Throughout the book, the prose is unflaggingly first-rate, the arguments are lucid and convincing (no surprise considering the author’s acknowledgement of the inspiring influence of Achebe’s The Trouble With Nigeria); every page full of evidence that the writer is a thinker – something that should never be taken for granted in a Nigeria where shallow and ignorant punditry is two for 10 kobo. Even where you don’t agree with him, you cannot doubt that his views are the product of careful thought. And there are so many quotable lines that I kept wishing were mine.
The lessons from the book are many. One of the most emphatic is that we cannot afford to succumb to the brand of cynicism that turns into resignation (one of the book’s five sections is titled, ‘Killing Apathy’) or that turns us into persons with no other ambition than to ‘game’ the system for personal benefit.
That question – Are we the turning point generation? – is a timeless one. I can imagine Obafemi Awolowo and Nnamdi Azikiwe asking it in the 1940s and 1950s, as fate nudged the destiny of Nigeria into their hands. I can imagine Yakubu Gowon and Chukwuemeka Odumegwu-Ojukwu asking it in the 1960s as the shadow of war loomed large.
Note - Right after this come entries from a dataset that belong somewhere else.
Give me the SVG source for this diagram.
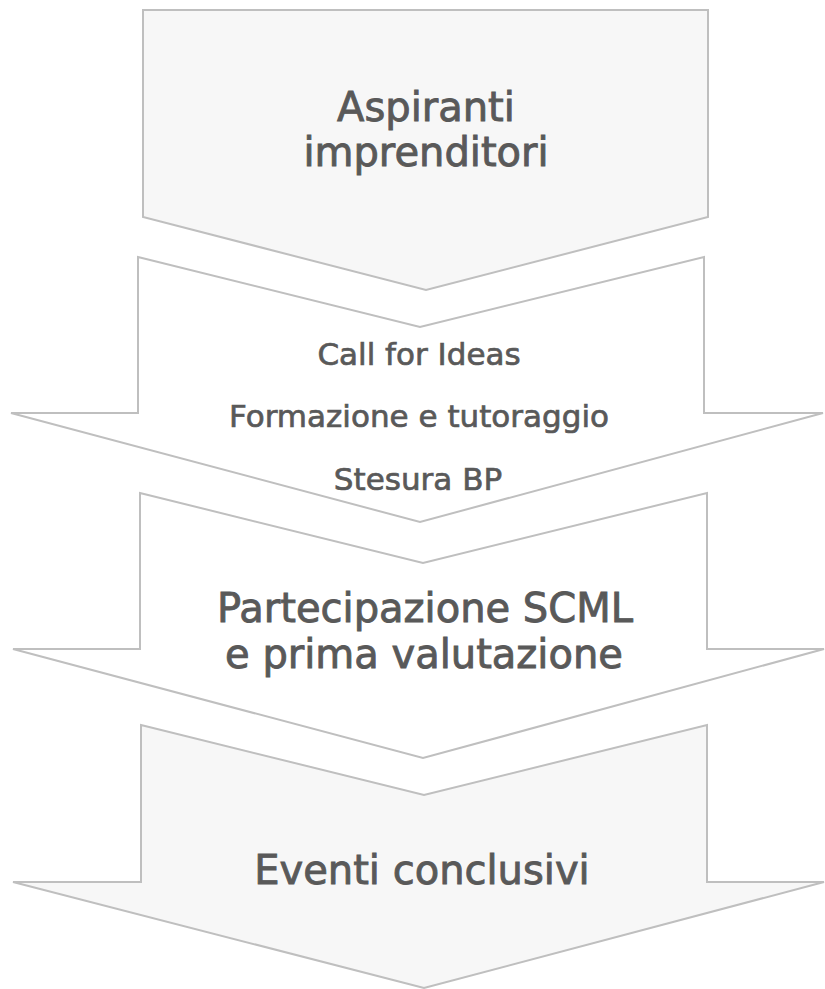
<svg xmlns="http://www.w3.org/2000/svg" width="825" height="989" viewBox="0 0 825 989">
  <style>
    .shape { stroke: #bfbfbf; stroke-width: 2; stroke-linejoin: miter; }
    .grey { fill: #f7f7f7; }
    .white { fill: #ffffff; }
    .label { font-family: "DejaVu Sans", Verdana, sans-serif; fill: #595959; stroke: #595959; text-anchor: middle; }
    .big { font-size: 40px; stroke-width: 0.9; }
    .small { font-size: 31px; stroke-width: 0.7; }
  </style>
  <rect width="825" height="989" fill="#ffffff"/>
  <g id="node-aspiranti">
    <polygon class="shape grey" points="143,10 708,10 708,217 426,290 143,217"/>
    <text class="label big" x="426" y="121">Aspiranti</text>
    <text class="label big" x="426" y="166">imprenditori</text>
  </g>
  <g id="node-call">
    <polygon class="shape white" points="138,257 420,327 704,257 704,413 823,413 420,522 11,413 138,413"/>
    <text class="label small" x="419" y="365">Call for Ideas</text>
    <text class="label small" x="419" y="427">Formazione e tutoraggio</text>
    <text class="label small" x="418" y="490">Stesura BP</text>
  </g>
  <g id="node-partecipazione">
    <polygon class="shape white" points="140,493 423,563 707,493 707,649 824,649 423,758 13,649 140,649"/>
    <text class="label big" x="425" y="622">Partecipazione SCML</text>
    <text class="label big" x="424" y="668">e prima valutazione</text>
  </g>
  <g id="node-eventi">
    <polygon class="shape grey" points="141,725 424,795 707,725 707,882 824,882 424,988 13,882 141,882"/>
    <text class="label big" x="422" y="884">Eventi conclusivi</text>
  </g>
  <g id="connectors"></g>
</svg>
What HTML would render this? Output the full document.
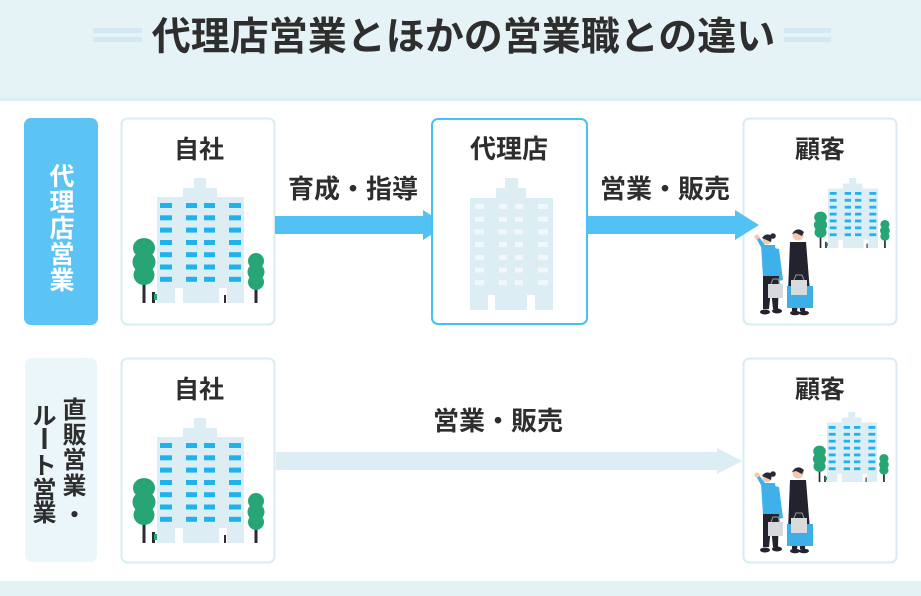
<!DOCTYPE html>
<html><head><meta charset="utf-8"><style>
html,body{margin:0;padding:0;background:#fff;}
svg{display:block;}
text{font-family:"Liberation Sans","Noto Sans CJK JP",sans-serif;font-weight:bold;fill:#2e2e2e;}
</style></head><body>
<svg width="921" height="596" viewBox="0 0 921 596" xmlns="http://www.w3.org/2000/svg">
<defs>
<g id="bld">
  <rect x="37" y="0" width="12" height="11" fill="#dcedf3"/>
  <rect x="26" y="10" width="34" height="10" fill="#dcedf3"/>
  <rect x="0" y="19" width="87" height="106" fill="#dcedf3"/>
  <g fill="#1fb3ee">
    <rect x="3" y="25" width="12" height="5"/><rect x="29" y="25" width="11" height="5"/><rect x="47" y="25" width="11" height="5"/><rect x="72" y="25" width="12" height="5"/>
    <rect x="3" y="37.3" width="12" height="5"/><rect x="29" y="37.3" width="11" height="5"/><rect x="47" y="37.3" width="11" height="5"/><rect x="72" y="37.3" width="12" height="5"/>
    <rect x="3" y="49.6" width="12" height="5"/><rect x="29" y="49.6" width="11" height="5"/><rect x="47" y="49.6" width="11" height="5"/><rect x="72" y="49.6" width="12" height="5"/>
    <rect x="3" y="62" width="12" height="5"/><rect x="29" y="62" width="11" height="5"/><rect x="47" y="62" width="11" height="5"/><rect x="72" y="62" width="12" height="5"/>
    <rect x="3" y="74.2" width="12" height="5"/><rect x="29" y="74.2" width="11" height="5"/><rect x="47" y="74.2" width="11" height="5"/><rect x="72" y="74.2" width="12" height="5"/>
    <rect x="3" y="86.5" width="12" height="5"/><rect x="29" y="86.5" width="11" height="5"/><rect x="47" y="86.5" width="11" height="5"/><rect x="72" y="86.5" width="12" height="5"/>
    <rect x="3" y="98.8" width="12" height="5"/><rect x="29" y="98.8" width="11" height="5"/><rect x="47" y="98.8" width="11" height="5"/><rect x="72" y="98.8" width="12" height="5"/>
  </g>
  <rect x="18" y="110" width="8" height="15" fill="#fff"/>
  <rect x="62" y="110" width="8" height="15" fill="#fff"/>
  <!-- trees -->
  <rect x="-14.5" y="98" width="3" height="27" fill="#2b2b3a"/>
  <g fill="#27a575">
    <ellipse cx="-13" cy="70" rx="11" ry="10"/>
    <ellipse cx="-13" cy="84" rx="11.5" ry="11"/>
    <ellipse cx="-13" cy="97" rx="10.5" ry="10"/>
  </g>
  <rect x="97.5" y="106" width="3" height="19" fill="#2b2b3a"/>
  <g fill="#27a575">
    <ellipse cx="99" cy="83" rx="8" ry="8"/>
    <ellipse cx="99" cy="94" rx="8.5" ry="8.5"/>
    <ellipse cx="99" cy="104" rx="8" ry="8"/>
  </g>
  <rect x="-5" y="114" width="3" height="11" fill="#2b2b3a"/>
  <rect x="-3" y="116" width="3" height="6" fill="#27a575"/>
  <rect x="67" y="117" width="2" height="8" fill="#2b2b3a"/>
</g>
<g id="ppl">
  <!-- woman -->
  <path d="M761,247 L756,238 L759,237 L765,245 Z" fill="#3eb0ea"/>
  <circle cx="757" cy="237" r="2.5" fill="#f1c9ae"/>
  <path d="M761,245 L775,245 L779,277 L763,277 Z" fill="#3eb0ea"/>
  <path d="M774,248 L779,249 L783,280 L779,281 Z" fill="#3eb0ea"/>
  <path d="M763,276 L779,276 L778,309 L773,309 L771,290 L769,309 L763,309 Z" fill="#23232f"/>
  <ellipse cx="765" cy="312" rx="5" ry="2.5" fill="#23232f"/>
  <ellipse cx="777" cy="311" rx="5" ry="2.5" fill="#23232f"/>
  <circle cx="767" cy="240" r="4.5" fill="#f1c9ae"/>
  <path d="M762,238 Q766,232 772,236 L771,242 Z" fill="#2a2a38"/>
  <circle cx="773" cy="236" r="2.8" fill="#2a2a38"/>
  <rect x="768" y="284" width="15" height="14" fill="#d6d8db"/>
  <path d="M771,284 L773,279 L778,279 L780,284" fill="none" stroke="#9a9ca0" stroke-width="1"/>
  <!-- man -->
  <path d="M790,242 L806,242 L810,292 L788,292 Z" fill="#23232f"/>
  <path d="M792,291 L806,291 L805,311 L800,311 L799,298 L797,311 L792,311 Z" fill="#23232f"/>
  <ellipse cx="795" cy="313" rx="5" ry="2.3" fill="#23232f"/>
  <ellipse cx="804" cy="313" rx="5" ry="2.3" fill="#23232f"/>
  <circle cx="798" cy="235" r="5.5" fill="#f1c9ae"/>
  <path d="M792,234 Q797,226 804,232 L802,236 L796,233 Z" fill="#2a2a38"/>
  <rect x="787" y="286" width="26" height="22" fill="#3eaee8"/>
  <rect x="791" y="280" width="16" height="15" fill="#d9dadc"/>
  <path d="M794,280 L796,275 L802,275 L804,280" fill="none" stroke="#9a9ca0" stroke-width="1"/>
</g>
</defs>

<!-- header -->
<rect x="0" y="0" width="921" height="99" fill="#e6f3f6"/>
<rect x="0" y="98" width="921" height="3" fill="#d9edf3"/>
<rect x="93" y="28" width="49" height="5" fill="#d3e8f2"/>
<rect x="93" y="37" width="49" height="5" fill="#d3e8f2"/>
<rect x="784" y="28" width="47" height="5" fill="#d3e8f2"/>
<rect x="784" y="37" width="47" height="5" fill="#d3e8f2"/>
<text x="463.5" y="50" font-size="39" text-anchor="middle" fill="#2a2a2a">代理店営業とほかの営業職との違い</text>

<!-- bottom band -->
<rect x="0" y="581" width="921" height="15" fill="#e4f2f5"/>

<!-- Row 1 -->
<rect x="24" y="118" width="74" height="207" rx="7" fill="#5bc4f5"/>
<g style="fill:#fff">
<text x="62" y="185" font-size="25" text-anchor="middle" style="fill:#fff">代</text>
<text x="62" y="211" font-size="25" text-anchor="middle" style="fill:#fff">理</text>
<text x="62" y="237" font-size="25" text-anchor="middle" style="fill:#fff">店</text>
<text x="62" y="263" font-size="25" text-anchor="middle" style="fill:#fff">営</text>
<text x="62" y="289" font-size="25" text-anchor="middle" style="fill:#fff">業</text>
</g>

<rect x="121.5" y="118.5" width="153" height="206" rx="6" fill="#fff" stroke="#d8ecf1" stroke-width="2"/>
<text x="199" y="158" font-size="25" text-anchor="middle">自社</text>
<use href="#bld" transform="translate(157,178)"/>

<polygon points="275,216 423,216 423,210 447,225 423,240 423,234 275,234" fill="#52c2f4"/>
<text x="353" y="198" font-size="26" text-anchor="middle">育成・指導</text>

<rect x="432" y="119" width="155" height="205" rx="6" fill="#fff" stroke="#45c2f1" stroke-width="2"/>
<text x="509" y="158" font-size="26" text-anchor="middle">代理店</text>
<g fill="#dcedf3">
  <rect x="505" y="178" width="13" height="11"/>
  <rect x="496" y="188" width="30" height="11"/>
  <rect x="470" y="198" width="83" height="112"/>
</g>
<g fill="#f1f8fb">
  <rect x="475" y="204" width="9" height="5"/><rect x="499" y="204" width="8" height="5"/><rect x="515" y="204" width="8" height="5"/><rect x="538" y="204" width="10" height="5"/>
  <rect x="475" y="216.7" width="9" height="5"/><rect x="499" y="216.7" width="8" height="5"/><rect x="515" y="216.7" width="8" height="5"/><rect x="538" y="216.7" width="10" height="5"/>
  <rect x="475" y="229.4" width="9" height="5"/><rect x="499" y="229.4" width="8" height="5"/><rect x="515" y="229.4" width="8" height="5"/><rect x="538" y="229.4" width="10" height="5"/>
  <rect x="475" y="242.1" width="9" height="5"/><rect x="499" y="242.1" width="8" height="5"/><rect x="515" y="242.1" width="8" height="5"/><rect x="538" y="242.1" width="10" height="5"/>
  <rect x="475" y="254.8" width="9" height="5"/><rect x="499" y="254.8" width="8" height="5"/><rect x="515" y="254.8" width="8" height="5"/><rect x="538" y="254.8" width="10" height="5"/>
  <rect x="475" y="267.5" width="9" height="5"/><rect x="499" y="267.5" width="8" height="5"/><rect x="515" y="267.5" width="8" height="5"/><rect x="538" y="267.5" width="10" height="5"/>
  <rect x="475" y="280.2" width="9" height="5"/><rect x="499" y="280.2" width="8" height="5"/><rect x="515" y="280.2" width="8" height="5"/><rect x="538" y="280.2" width="10" height="5"/>
</g>
<rect x="488" y="295" width="7" height="15" fill="#fff"/>
<rect x="527" y="295" width="8" height="15" fill="#fff"/>

<rect x="743.5" y="118.5" width="153" height="206" rx="6" fill="#fff" stroke="#d8ecf1" stroke-width="2"/>
<text x="820" y="158" font-size="25" text-anchor="middle">顧客</text>
<use href="#bld" transform="translate(828,178) scale(0.575,0.56)"/>
<use href="#ppl"/>

<polygon points="587,216 735,216 735,210 759,225 735,240 735,234 587,234" fill="#52c2f4"/>
<text x="665" y="198" font-size="26" text-anchor="middle">営業・販売</text>

<!-- Row 2 -->
<rect x="25" y="358" width="72" height="204" rx="7" fill="#eaf6f9"/>
<text x="74.5" y="418" font-size="24" text-anchor="middle">直</text>
<text x="74.5" y="443" font-size="24" text-anchor="middle">販</text>
<text x="74.5" y="468" font-size="24" text-anchor="middle">営</text>
<text x="74.5" y="494" font-size="24" text-anchor="middle">業</text>
<text x="74.5" y="523" font-size="24" text-anchor="middle">・</text>
<text x="44.5" y="424" font-size="24" text-anchor="middle">ル</text>
<rect x="42.5" y="428" width="4" height="21" fill="#2e2e2e"/>
<text x="44.5" y="474" font-size="24" text-anchor="middle">ト</text>
<text x="44.5" y="498" font-size="24" text-anchor="middle">営</text>
<text x="44.5" y="521" font-size="24" text-anchor="middle">業</text>

<rect x="121.5" y="358.5" width="153" height="204" rx="6" fill="#fff" stroke="#d8ecf1" stroke-width="2"/>
<text x="199" y="398" font-size="25" text-anchor="middle">自社</text>
<use href="#bld" transform="translate(157,418)"/>

<polygon points="276,452 717,452 717,448 742,461 717,474 717,470 276,470" fill="#dcedf3"/>
<text x="498" y="430" font-size="26" text-anchor="middle">営業・販売</text>

<rect x="743.5" y="358.5" width="153" height="204" rx="6" fill="#fff" stroke="#d8ecf1" stroke-width="2"/>
<text x="820" y="398" font-size="25" text-anchor="middle">顧客</text>
<use href="#bld" transform="translate(827,412) scale(0.575,0.56)"/>
<use href="#ppl" transform="translate(0,238)"/>
</svg>
</body></html>
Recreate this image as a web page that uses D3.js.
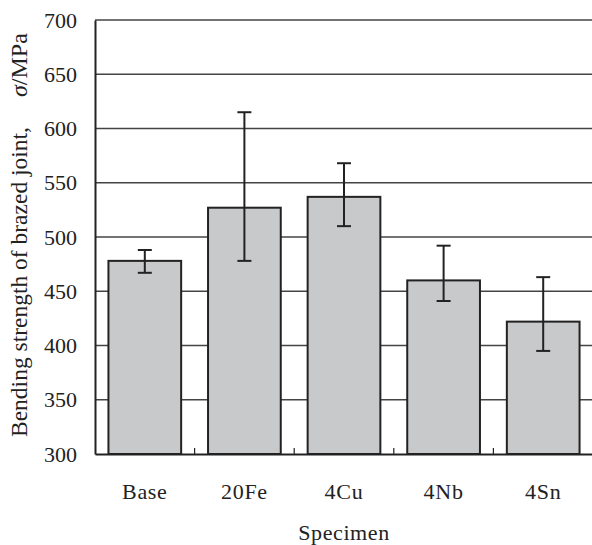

‘Are we the turning point generation?’ is as applicable in 1964 and in 2064 as it is today in 2014. Those teenage Nigerians I met in Lagos a week ago, born in the 21st century, are as potentially a turning point generation as mine and Jideonwu’s, children of SAP and June 12.
But potential is clearly not enough. And it isn’t hard to surmise that we are where we are today as a country not because we lack potential, but because we have failed to do things right.
It does seem that part of that failing lies in not asking the right questions, or facing the right issues. Now, we have Jideonwo’s book, a timely record of our recent past, from the perspective of a young man with a front-row seat; as well as a guide for the future. The least we should do with it is allow it generate heated conversation and debate.
When the answers to the question, ‘Are we the turning point generation?’ – a corollary, it must be pointed out, to Frantz Fanon’s famous “each generation must, out of relative obscurity, discover its mission, fulfill it, or betray it” – start flooding in, the only ones that will count for marks will be the ones in deed, not in word.
That, in one sentence, is the challenge Jideonwo has thrown at us.